## Directive
Starting at the first line of the data, please print exactly those lines through the one that holds "const denMean = [215, 162, 162];", omitting every picture.

## Given material

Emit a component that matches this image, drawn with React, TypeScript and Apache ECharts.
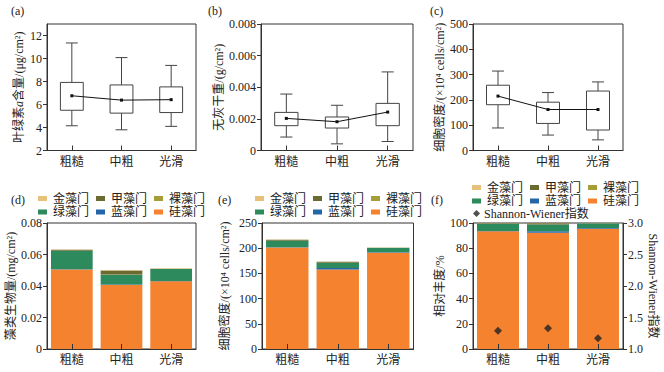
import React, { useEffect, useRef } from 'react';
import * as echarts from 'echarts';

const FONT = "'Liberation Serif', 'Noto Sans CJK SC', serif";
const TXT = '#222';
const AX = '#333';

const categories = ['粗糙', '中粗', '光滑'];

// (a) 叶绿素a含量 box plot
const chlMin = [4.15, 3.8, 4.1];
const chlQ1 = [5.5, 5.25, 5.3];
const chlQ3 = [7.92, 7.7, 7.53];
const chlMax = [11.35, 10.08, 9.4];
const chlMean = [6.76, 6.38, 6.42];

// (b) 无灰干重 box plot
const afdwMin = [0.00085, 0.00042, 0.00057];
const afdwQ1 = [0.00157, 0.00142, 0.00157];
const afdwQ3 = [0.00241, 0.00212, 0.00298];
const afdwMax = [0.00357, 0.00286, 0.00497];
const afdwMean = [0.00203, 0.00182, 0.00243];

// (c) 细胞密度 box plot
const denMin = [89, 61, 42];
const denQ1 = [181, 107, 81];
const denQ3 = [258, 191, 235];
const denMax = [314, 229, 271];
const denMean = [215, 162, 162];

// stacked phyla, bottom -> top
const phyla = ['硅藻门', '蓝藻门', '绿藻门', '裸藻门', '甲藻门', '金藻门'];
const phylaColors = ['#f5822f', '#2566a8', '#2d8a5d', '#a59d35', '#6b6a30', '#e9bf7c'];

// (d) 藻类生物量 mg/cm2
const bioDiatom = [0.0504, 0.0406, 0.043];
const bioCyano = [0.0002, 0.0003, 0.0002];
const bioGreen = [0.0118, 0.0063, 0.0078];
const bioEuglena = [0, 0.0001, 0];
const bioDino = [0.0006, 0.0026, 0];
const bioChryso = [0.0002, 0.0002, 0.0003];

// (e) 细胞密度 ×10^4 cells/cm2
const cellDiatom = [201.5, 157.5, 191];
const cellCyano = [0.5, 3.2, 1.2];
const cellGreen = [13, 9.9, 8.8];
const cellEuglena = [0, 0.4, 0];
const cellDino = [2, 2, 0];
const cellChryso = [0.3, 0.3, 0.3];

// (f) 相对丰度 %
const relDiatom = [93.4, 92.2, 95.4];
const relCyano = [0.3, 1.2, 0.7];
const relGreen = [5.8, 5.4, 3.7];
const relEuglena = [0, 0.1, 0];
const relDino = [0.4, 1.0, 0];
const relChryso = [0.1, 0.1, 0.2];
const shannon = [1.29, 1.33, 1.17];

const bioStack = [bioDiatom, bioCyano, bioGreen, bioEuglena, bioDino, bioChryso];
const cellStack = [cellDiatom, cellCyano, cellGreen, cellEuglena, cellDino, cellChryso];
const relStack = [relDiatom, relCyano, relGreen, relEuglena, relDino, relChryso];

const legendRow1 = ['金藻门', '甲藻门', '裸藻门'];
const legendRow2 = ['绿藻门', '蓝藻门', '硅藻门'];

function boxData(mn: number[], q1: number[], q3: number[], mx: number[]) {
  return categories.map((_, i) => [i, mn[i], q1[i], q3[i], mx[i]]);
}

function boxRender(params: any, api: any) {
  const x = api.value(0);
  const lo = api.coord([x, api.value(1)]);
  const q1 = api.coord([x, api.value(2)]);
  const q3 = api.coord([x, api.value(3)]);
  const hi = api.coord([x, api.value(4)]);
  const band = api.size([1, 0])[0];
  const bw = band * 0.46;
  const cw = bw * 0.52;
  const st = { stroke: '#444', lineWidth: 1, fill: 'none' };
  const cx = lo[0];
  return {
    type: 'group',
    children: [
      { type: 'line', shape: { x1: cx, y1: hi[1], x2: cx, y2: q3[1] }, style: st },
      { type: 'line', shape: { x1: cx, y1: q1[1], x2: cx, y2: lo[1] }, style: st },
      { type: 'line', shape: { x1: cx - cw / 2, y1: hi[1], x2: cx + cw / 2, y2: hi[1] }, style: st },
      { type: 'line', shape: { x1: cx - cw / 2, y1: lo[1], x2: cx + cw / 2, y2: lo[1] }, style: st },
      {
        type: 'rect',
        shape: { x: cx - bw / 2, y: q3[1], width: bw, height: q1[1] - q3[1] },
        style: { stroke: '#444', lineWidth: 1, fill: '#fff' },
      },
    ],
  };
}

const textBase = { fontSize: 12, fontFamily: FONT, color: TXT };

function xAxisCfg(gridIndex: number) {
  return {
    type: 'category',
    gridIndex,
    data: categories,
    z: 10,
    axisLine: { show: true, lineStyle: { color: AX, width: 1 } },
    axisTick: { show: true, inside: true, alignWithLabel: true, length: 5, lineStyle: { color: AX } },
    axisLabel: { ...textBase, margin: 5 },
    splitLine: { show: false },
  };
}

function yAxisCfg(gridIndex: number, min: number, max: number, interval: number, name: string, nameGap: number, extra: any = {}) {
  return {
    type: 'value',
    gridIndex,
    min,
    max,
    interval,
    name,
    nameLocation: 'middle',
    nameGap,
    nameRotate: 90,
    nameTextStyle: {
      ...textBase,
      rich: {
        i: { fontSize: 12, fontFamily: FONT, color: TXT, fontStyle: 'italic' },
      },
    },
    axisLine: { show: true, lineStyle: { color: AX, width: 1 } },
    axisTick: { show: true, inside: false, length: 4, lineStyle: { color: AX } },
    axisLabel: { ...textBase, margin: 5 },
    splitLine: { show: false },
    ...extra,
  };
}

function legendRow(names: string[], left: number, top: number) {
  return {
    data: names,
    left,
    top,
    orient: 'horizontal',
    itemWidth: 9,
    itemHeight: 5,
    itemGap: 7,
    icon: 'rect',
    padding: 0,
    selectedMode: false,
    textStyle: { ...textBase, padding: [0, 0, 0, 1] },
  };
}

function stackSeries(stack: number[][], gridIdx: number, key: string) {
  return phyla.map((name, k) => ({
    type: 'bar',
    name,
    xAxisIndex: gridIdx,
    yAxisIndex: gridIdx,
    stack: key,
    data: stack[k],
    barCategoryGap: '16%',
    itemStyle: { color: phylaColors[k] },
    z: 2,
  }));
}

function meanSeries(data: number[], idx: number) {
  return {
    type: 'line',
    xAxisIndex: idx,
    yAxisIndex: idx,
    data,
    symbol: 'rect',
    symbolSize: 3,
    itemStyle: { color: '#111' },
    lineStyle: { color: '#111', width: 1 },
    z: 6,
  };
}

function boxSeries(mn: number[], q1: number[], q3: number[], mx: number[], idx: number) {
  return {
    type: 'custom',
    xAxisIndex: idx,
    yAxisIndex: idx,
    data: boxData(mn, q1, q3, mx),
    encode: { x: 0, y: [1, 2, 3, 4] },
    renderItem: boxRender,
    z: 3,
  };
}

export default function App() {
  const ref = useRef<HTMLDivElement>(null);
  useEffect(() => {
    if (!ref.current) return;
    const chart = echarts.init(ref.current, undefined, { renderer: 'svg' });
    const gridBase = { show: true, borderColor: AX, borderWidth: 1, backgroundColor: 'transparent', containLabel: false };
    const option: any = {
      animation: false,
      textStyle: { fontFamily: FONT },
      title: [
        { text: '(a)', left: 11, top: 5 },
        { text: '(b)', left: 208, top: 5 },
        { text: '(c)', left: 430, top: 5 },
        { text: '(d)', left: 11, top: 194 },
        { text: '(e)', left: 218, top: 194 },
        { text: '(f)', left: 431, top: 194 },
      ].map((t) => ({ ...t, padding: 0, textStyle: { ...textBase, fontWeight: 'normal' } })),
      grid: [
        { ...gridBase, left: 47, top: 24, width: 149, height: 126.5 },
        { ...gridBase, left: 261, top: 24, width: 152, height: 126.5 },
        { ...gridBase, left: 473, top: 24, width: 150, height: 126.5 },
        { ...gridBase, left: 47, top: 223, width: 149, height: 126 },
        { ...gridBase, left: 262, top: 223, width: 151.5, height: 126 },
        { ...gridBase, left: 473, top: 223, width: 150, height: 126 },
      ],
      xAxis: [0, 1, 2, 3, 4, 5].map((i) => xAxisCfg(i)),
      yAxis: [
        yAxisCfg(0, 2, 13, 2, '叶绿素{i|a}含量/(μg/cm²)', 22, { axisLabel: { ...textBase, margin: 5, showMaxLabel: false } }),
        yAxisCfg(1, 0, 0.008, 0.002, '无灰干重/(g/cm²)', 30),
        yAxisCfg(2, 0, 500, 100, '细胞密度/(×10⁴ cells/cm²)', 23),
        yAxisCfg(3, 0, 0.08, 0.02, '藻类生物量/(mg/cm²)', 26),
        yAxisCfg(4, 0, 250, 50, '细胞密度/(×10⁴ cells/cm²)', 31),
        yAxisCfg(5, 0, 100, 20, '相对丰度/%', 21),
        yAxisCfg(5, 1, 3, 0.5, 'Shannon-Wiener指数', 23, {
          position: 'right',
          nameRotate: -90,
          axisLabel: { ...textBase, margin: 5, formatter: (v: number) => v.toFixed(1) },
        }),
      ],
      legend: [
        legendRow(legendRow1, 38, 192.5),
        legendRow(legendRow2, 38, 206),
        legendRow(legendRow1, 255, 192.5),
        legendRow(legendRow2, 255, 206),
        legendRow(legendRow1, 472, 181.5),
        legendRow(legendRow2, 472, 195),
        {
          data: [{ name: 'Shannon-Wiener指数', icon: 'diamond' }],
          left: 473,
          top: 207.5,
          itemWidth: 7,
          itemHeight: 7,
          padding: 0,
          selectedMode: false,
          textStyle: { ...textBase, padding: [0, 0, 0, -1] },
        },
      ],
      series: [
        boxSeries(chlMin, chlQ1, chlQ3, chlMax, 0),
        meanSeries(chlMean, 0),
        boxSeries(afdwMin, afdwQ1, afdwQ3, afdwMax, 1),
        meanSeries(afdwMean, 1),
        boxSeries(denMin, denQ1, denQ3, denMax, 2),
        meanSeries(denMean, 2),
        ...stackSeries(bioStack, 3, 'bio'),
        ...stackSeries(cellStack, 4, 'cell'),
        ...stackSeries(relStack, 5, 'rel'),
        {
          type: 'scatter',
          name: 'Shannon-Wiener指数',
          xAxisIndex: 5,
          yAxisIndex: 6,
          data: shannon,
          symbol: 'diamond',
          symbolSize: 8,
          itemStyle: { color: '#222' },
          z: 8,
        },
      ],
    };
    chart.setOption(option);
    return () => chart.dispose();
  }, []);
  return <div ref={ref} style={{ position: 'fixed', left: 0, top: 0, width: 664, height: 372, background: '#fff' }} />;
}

## Result below
Emit a component that matches this image, drawn with React, TypeScript and Apache ECharts.
import React, { useEffect, useRef } from 'react';
import * as echarts from 'echarts';

const FONT = "'Liberation Serif', 'Noto Sans CJK SC', serif";
const TXT = '#222';
const AX = '#333';

const categories = ['粗糙', '中粗', '光滑'];

// (a) 叶绿素a含量 box plot
const chlMin = [4.15, 3.8, 4.1];
const chlQ1 = [5.5, 5.25, 5.3];
const chlQ3 = [7.92, 7.7, 7.53];
const chlMax = [11.35, 10.08, 9.4];
const chlMean = [6.76, 6.38, 6.42];

// (b) 无灰干重 box plot
const afdwMin = [0.00085, 0.00042, 0.00057];
const afdwQ1 = [0.00157, 0.00142, 0.00157];
const afdwQ3 = [0.00241, 0.00212, 0.00298];
const afdwMax = [0.00357, 0.00286, 0.00497];
const afdwMean = [0.00203, 0.00182, 0.00243];

// (c) 细胞密度 box plot
const denMin = [89, 61, 42];
const denQ1 = [181, 107, 81];
const denQ3 = [258, 191, 235];
const denMax = [314, 229, 271];
const denMean = [215, 162, 162];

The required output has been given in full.